Will or Trust—Which Should I Have?

Do I need a will or a trust? That’s the most basic question to begin creating an estate plan. And, let’s face it, you really do want a say in who gets what after your gone. That’s just human nature. Without some kind of legal instructions, you can’t guarantee that your wishes will be carried out. So, is a will or trust the best document for you?

A will is the most basic form of estate planning. It names an executor—the person who will carry out your wishes. It lists the people you want to receive some part of what you leave behind. A will also goes through probate. Your executor has to inventory your estate, give creditors an opportunity to claim what you owe them, give your property away as directed by the will, file a final tax return, and then pay any taxes due to the federal government, the state where you lived at the time of your death, and possibly the county where you lived. Some people don’t like a will because the probate process is public. Your will is filed at the courthouse and anyone can look at your will and see where your stuff went.
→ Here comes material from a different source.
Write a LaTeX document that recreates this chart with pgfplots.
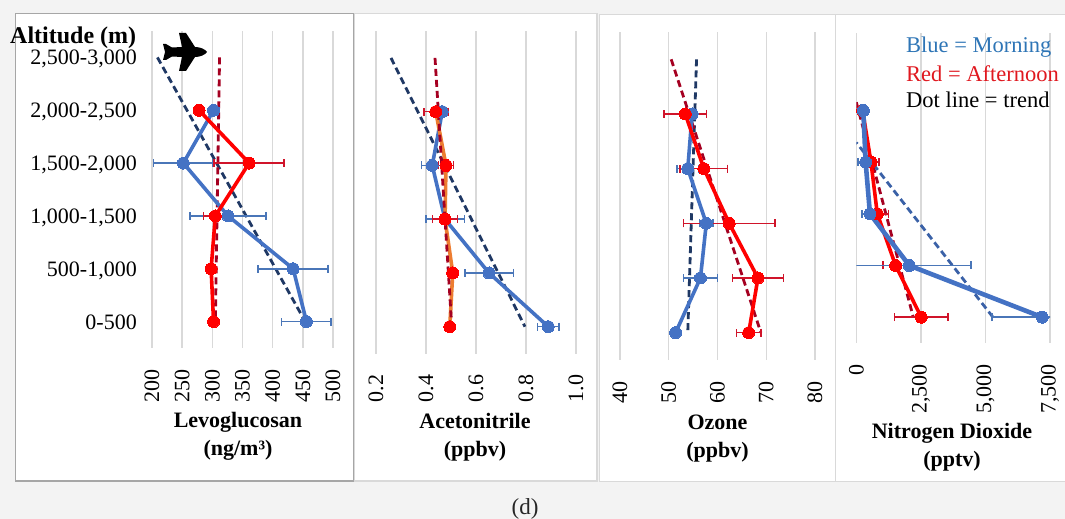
\documentclass[border=0pt]{standalone}
\usepackage{pgfplots}
\pgfplotsset{compat=1.18}
\usepackage{fontspec}
\setmainfont{Liberation Serif}
\definecolor{mblue}{HTML}{4472C4}
\definecolor{mblueerr}{HTML}{4A76B8}
\definecolor{mred}{HTML}{FF0000}
\definecolor{rederr}{HTML}{D0142A}
\definecolor{tblue}{HTML}{1F3864}
\definecolor{tred}{HTML}{A50021}
\definecolor{gridc}{HTML}{D9D9D9}
\definecolor{bgc}{HTML}{F3F3F3}
\definecolor{legblue}{HTML}{2E75B6}
\definecolor{legred}{HTML}{E0181F}
\definecolor{orline}{HTML}{ED7D31}
\pgfplotsset{
  panel/.style={
    scale only axis, anchor=south west,
    ymin=-0.5, ymax=5.5,
    axis line style={draw=none},
    tick style={draw=none},
    xmajorgrids, grid style={gridc,line width=1.4pt},
    ytick=\empty,
    /pgf/number format/assume math mode=true,
    xticklabel style={font=\fontsize{22}{24}\selectfont,yshift=-21pt,rotate=90,anchor=east,inner sep=0pt},
    xlabel style={font=\fontsize{22}{28}\selectfont\bfseries,align=center,anchor=center},
  },
  bline/.style={color=mblue,line width=3.6pt,mark=*,mark size=6pt,mark options={fill=mblue,draw=mblue,line width=0pt},
    error bars/.cd,x dir=both,x explicit,
    error bar style={color=mblueerr,line width=1.5pt},
    error mark options={color=mblueerr,line width=1.5pt,mark size=4pt,rotate=90},
    /pgfplots/.cd},
  rline/.style={color=mred,line width=3.6pt,mark=*,mark size=6pt,mark options={fill=mred,draw=mred,line width=0pt},
    error bars/.cd,x dir=both,x explicit,
    error bar style={color=rederr,line width=1.5pt},
    error mark options={color=rederr,line width=1.5pt,mark size=4pt,rotate=90},
    /pgfplots/.cd},
  ttrend/.style={color=#1,line width=2.8pt,dash pattern=on 7pt off 4pt,no marks},
}
\begin{document}
\begin{tikzpicture}
\useasboundingbox (0pt,0pt) rectangle (1065pt,519pt);
\fill[bgc] (0pt,0pt) rectangle (1065pt,519pt);
% panels
\filldraw[fill=white,draw=gridc,line width=1.5pt] (354pt,38pt) rectangle (597pt,505.5pt);
\filldraw[fill=white,draw=gridc,line width=1.5pt] (599.5pt,37.5pt) rectangle (835.7pt,504.5pt);
\filldraw[fill=white,draw=gridc,line width=1.5pt] (835.7pt,37.5pt) rectangle (1067pt,504.5pt);
\filldraw[fill=white,draw=black!35,line width=1.2pt] (15.3pt,38pt) rectangle (353.5pt,505.5pt);

% Levoglucosan
\begin{axis}[panel, at={(152pt,171pt)}, width=181pt, height=317pt,
  xmin=200, xmax=500, xtick={200,250,...,500},
  ytick={0,1,2,3,4,5},
  yticklabels={{0-500},{500-1,000},{1,000-1,500},{1,500-2,000},{2,000-2,500},{2,500-3,000}},
  yticklabel style={font=\fontsize{22}{24}\selectfont,anchor=east,inner sep=0pt,text height=15pt,text depth=5pt,xshift=-15pt,yshift=-2.5pt},
  xlabel={Levoglucosan\\(ng/m³)},
  xlabel style={at={(axis description cs:0.475,-0.280)}}]
\addplot[ttrend=tblue] coordinates {(209,5) (454,0)};
\addplot[ttrend=tred] coordinates {(312,5) (305,0)};
\addplot[bline] coordinates {(456,0)+-(41,0) (434,1)+-(58,0) (326,2)+-(63,0) (252,3)+-(49.5,0) (302,4)+-(3,0)};
\addplot[rline] coordinates {(302,0)+-(5,0) (298,1)+-(5,0) (305,2)+-(20,0) (361,3)+-(58,0) (278,4)+-(3,0)};
\end{axis}

% Acetonitrile
\begin{axis}[panel, at={(376pt,165.4pt)}, width=200pt, height=322.6pt,
  xmin=0.2, xmax=1.0, xtick={0.2,0.4,0.6,0.8,1.0},
  /pgf/number format/.cd,fixed,fixed zerofill,precision=1,
  /pgfplots/.cd,
  xlabel={Acetonitrile\\(ppbv)},
  xlabel style={at={(axis description cs:0.495,-0.258)}}]
\addplot[ttrend=tblue] coordinates {(0.26,5) (0.796,0)};
\addplot[bline] coordinates {(0.889,0)+-(0.043,0) (0.652,1)+-(0.097,0) (0.476,2)+-(0.077,0) (0.425,3)+-(0.044,0) (0.465,4)+-(0.01,0)};
\addplot[orline,line width=3.6pt,mark=*,mark size=6pt,mark options={fill=mred,draw=mred,line width=0pt},
    error bars/.cd,x dir=both,x explicit,
    error bar style={color=rederr,line width=1.5pt},
    error mark options={color=rederr,line width=1.5pt,mark size=4pt,rotate=90}]
  coordinates {(0.495,0)+-(0.005,0) (0.507,1)+-(0.008,0) (0.476,2)+-(0.05,0) (0.48,3)+-(0.03,0) (0.439,4)+-(0.048,0)};
\addplot[ttrend=tred] coordinates {(0.436,5) (0.503,0)};
\end{axis}

% Ozone
\begin{axis}[panel, at={(620pt,159pt)}, width=195pt, height=328pt,
  xmin=40, xmax=80, xtick={40,50,...,80},
  xlabel={Ozone\\(ppbv)},
  xlabel style={at={(axis description cs:0.5,-0.241)}}]
\addplot[ttrend=tblue] coordinates {(55.7,5) (53.9,0)};
\addplot[ttrend=tred] coordinates {(50.5,5) (68.9,0)};
\addplot[bline] coordinates {(51.4,0)+-(0.8,0) (56.5,1)+-(3.45,0) (57.7,2)+-(1.4,0) (53.9,3)+-(2.2,0) (54.8,4)+-(0.8,0)};
\addplot[rline] coordinates {(66.4,0)+-(2.5,0) (68.3,1)+-(5.2,0) (62.4,2)+-(9.4,0) (57.2,3)+-(4.85,0) (53.4,4)+-(4.35,0)};
\end{axis}

% Nitrogen Dioxide
\begin{axis}[panel, at={(856.3pt,176pt)}, width=193.7pt, height=310pt,
  xmin=0, xmax=7500, xtick={0,2500,5000,7500},
  /pgf/number format/.cd,1000 sep={,},
  /pgfplots/.cd,
  xlabel={Nitrogen Dioxide\\(pptv)},
  xlabel style={at={(axis description cs:0.494,-0.335)}}]
\addplot[ttrend=tred] coordinates {(0,4.16) (2206,0)};
\addplot[ttrend=mblue!85!black] coordinates {(5290,0) (0,3.38)};
\addplot[rline] coordinates {(2515,0)+-(1040,0) (1522,1)+-(480,0) (813,2)+-(440,0) (568,3)+-(310,0) (245,4)+-(60,0)};
\addplot[bline,line width=4.6pt] coordinates {(7198,0)+-(1935,0) (2051,1)+-(2387,0) (529,2)+-(300,0) (361,3)+-(300,0) (271,4)+-(60,0)};
\end{axis}

% annotations
\node[anchor=west,inner sep=0pt,font=\fontsize{24}{28}\selectfont\bfseries] at (10pt,481pt) {Altitude (m)};
\begin{scope}[x=1pt,y=-1pt,yshift=519pt]
\fill[black] (207,52) .. controls (205,49) and (200,47) .. (195,47) -- (186,33) -- (179,33) -- (182,47) -- (172,47.5) -- (166,44) -- (163,44) -- (165,52) -- (163,60) -- (166,60) -- (172,56.5) -- (182,57) -- (179,71) -- (186,71) -- (195,57) .. controls (200,57) and (205,55) .. (207,52) -- cycle;
\end{scope}
\node[anchor=west,inner sep=0pt,text=legblue,font=\fontsize{22.5}{26}\selectfont] at (906pt,471.5pt) {Blue = Morning};
\node[anchor=west,inner sep=0pt,text=legred,font=\fontsize{22.5}{26}\selectfont] at (906pt,445pt) {Red = Afternoon};
\node[anchor=west,inner sep=0pt,text=black,font=\fontsize{22.5}{26}\selectfont] at (906pt,419pt) {Dot line = trend};
\node[inner sep=0pt,font=\fontsize{23}{26}\selectfont,text=black!85] at (525pt,10pt) {(d)};
\end{tikzpicture}
\end{document}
A trust, on the other hand, is a private document. It doesn’t get filed with the court and your estate does not go through probate, meaning it is not open to public scrutiny. You name a trustee, which is the person who carries out the instructions in your trust. While you’re alive, you manage the trust and make the decisions, but you don’t own your property any longer. Everything is transferred to the trust and the trust owns it all, which takes a little getting used to for some folks.

So, which do you use?

Wills are helpful if you live in a state with a simple process for uncontested wills. Even if your executor has to probate your estate, it may be cheaper than a trust if your state has low-cost ways to probate modest estates. And keep in mind, any account where you’ve listed specific beneficiaries is not part of your estate and does not go through probate—IRAs, 401ks, insurance policies, annuities, joint accounts with right of survivorship, and transfer-on-death or pay-on-death accounts. If those accounts make up the bulk of your estate then a will may be the best vehicle for you.

No matter the size of your estate, a trust may be most appropriate if probate is expensive in the state you live in—for example, if lawyers charge a percentage of the estate’s assets rather than a flat or hourly fee. Other reasons to have a trust may be if you own property in more than one state, or if you have assets that need ongoing management.

Will or trust, you can name people to handle your affairs if you can’t. If you have a will, you grant power of attorney to the person you want to make decisions. With a trust, the trustee you named will act on your behalf.

Answering the question “Will or Trust” requires good advice and honorable intentions. Whoever you consult, make sure they have your best interest in mind and are not pushing you into a trust because they make more money. You probably want to get a second opinion so you’re comfortable you’ve made the best choice for your situation. But to be sure that your wishes are carried out the way you want after your expiration date—do something!